05/27/2014 12:00AM ● Published by Melissa Mendonca
Photos: Alexis Leclair
When Fred Avila sends out A refurbished bike into the community, he likes to make sure it has a nice, polished shine. Saved from the dump with a lot of patience and elbow grease, he knows it has potential to really impact the life of its new owner. So it better shine.
Affectionately known as Fred the Bike Guy, the Red Bluff native has taken his own course of twists and turns, not unlike the cyclo-cross courses on which he loves to compete, to wind his way into the heart of the community through a new career at Tehama County Probation working with juveniles and AB 109 alternative custody offenders.
A former juvenile hall building, Tehama County’s Day Reporting Center is the hub of activity for those in alternative custody. In a back cell, Avila has set up a bike shop where he trains offenders in bike repair and helps them build their own transportation.
“It eliminates an excuse,” he says of the program that provides offenders refurbished bikes donated from the community. With a bike, offenders can get to and from work and their responsibilities under alternative custody.
It also provides job skills and a new life for bikes sitting in garages and destined for the landfill.

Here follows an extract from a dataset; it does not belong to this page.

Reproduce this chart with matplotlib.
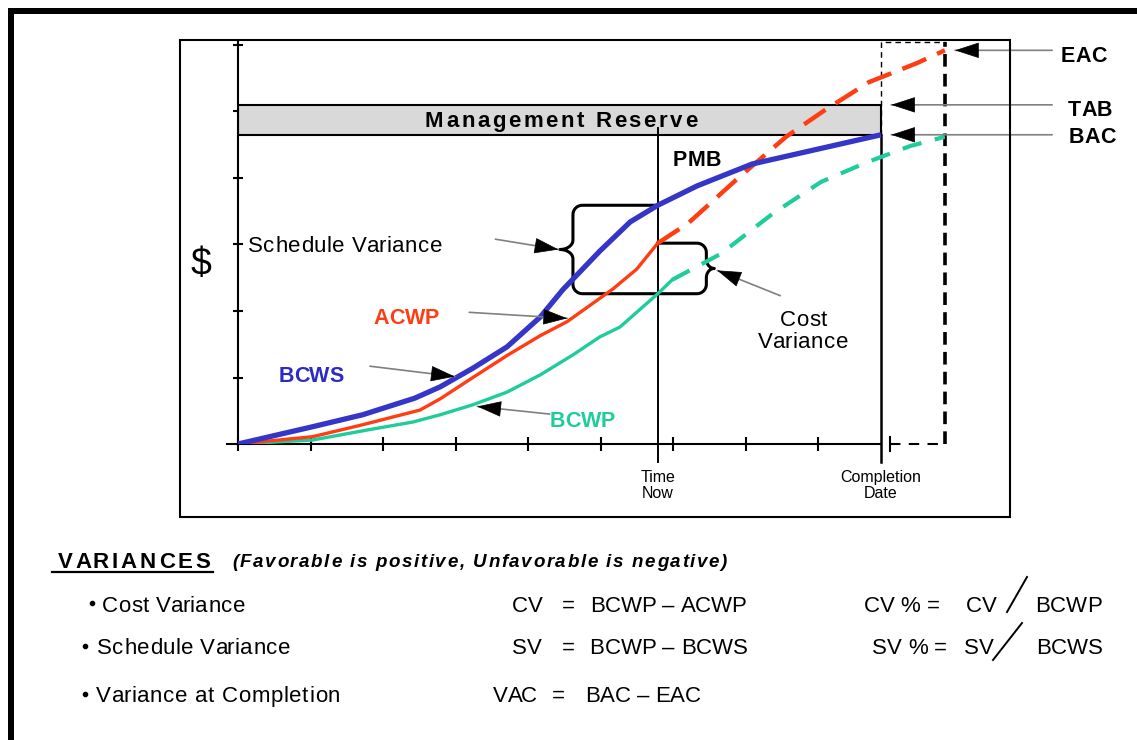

With kind eyes that dance as he speaks, Avila says his favorite story is of an offender released from Folsom Prison who had been through a bike program there. He connected with Avila to refurbish 35 bikes at Christmas to give away to children in need. The project kept two mechanics busy and two people fervently polishing each bike to a shine.
The project was so rewarding that the offender came back after his custody ended to voluntarily assist Avila with bike repairs at Project Homeless Connect. The two spent an entire day making free repairs to the bikes of the homeless and deeply impoverished.
“The success story is that I haven’t seen him again,” he says. “He hasn’t come back.”
Conversely, there’s joy in seeing a different offender who reports each day after a six-mile ride on a bicycle Avila helped rebuild. The bike had been donated when it was 30 years old and came in with the original tires, clearly having been stored in a garage and not getting any use. Now it shows signs of wear, the kind that indicates it’s being used. “It’s getting more use now than it ever has,” he says.
Avila discovered the freedom and joy of cycling at an early age. The eighth child in a family of farm workers, he had a loving yet humble upbringing. When computer classes were offered one summer during his middle school years, he found himself in need of transportation. Sensing his excitement to participate, his older brothers built him a bike and sent him on his way.
It wasn’t just the computers that captured his imagination that summer, but the experience of pedaling to his destination. “There’s something about being on wheels and spinning,” he says. “And there’s something about being by yourself and suffering.”
At 14, he handed his neighbor $15 for a bike “that was outdated even then” and entered his first road race, 76 miles around Eagle Lake. He beat every other competitor save one.
He found himself spending weekends riding from his home in Red Bluff up to Mineral, a 100-mile round trip trek. He laughs now at his gumption being a teen on the road “with no pump, no patch kit, no worry about someone running me over.”
By 18, he was working in the local bike shop, Fast Wheels, which he would eventually buy after a seven-year stint in the Bay Area as a utility worker.
Life at Fast Wheels was good, and ownership served him well. Eventually it turned a profit, but the true reward always seemed to be in the community he developed at the shop. Cycling enthusiasts of all stripes found their way to his doorsteps, but so too did young people seeking mentorship and a few homeless people in search of a kind ear and a bite of food, which Avila always seemed to have available.
As the economy crashed, however, so too did his profit margin. Closing the store was a painful decision, and one that will still stab him in the heart when he sees an old customer in town.
Despite the hardship, “I’ve never been one to say ‘I’m going to get out of this town’,” he says. “I’ve always loved being here.”
And so it’s just happened to work out that the closing of the doors to Fast Wheels opened a new door for Avila’s talents, combining his desire to work with kids, skill with bikes, and desire to create community with a wide variety of people. Under his guidance, people as well as bikes are starting to shine.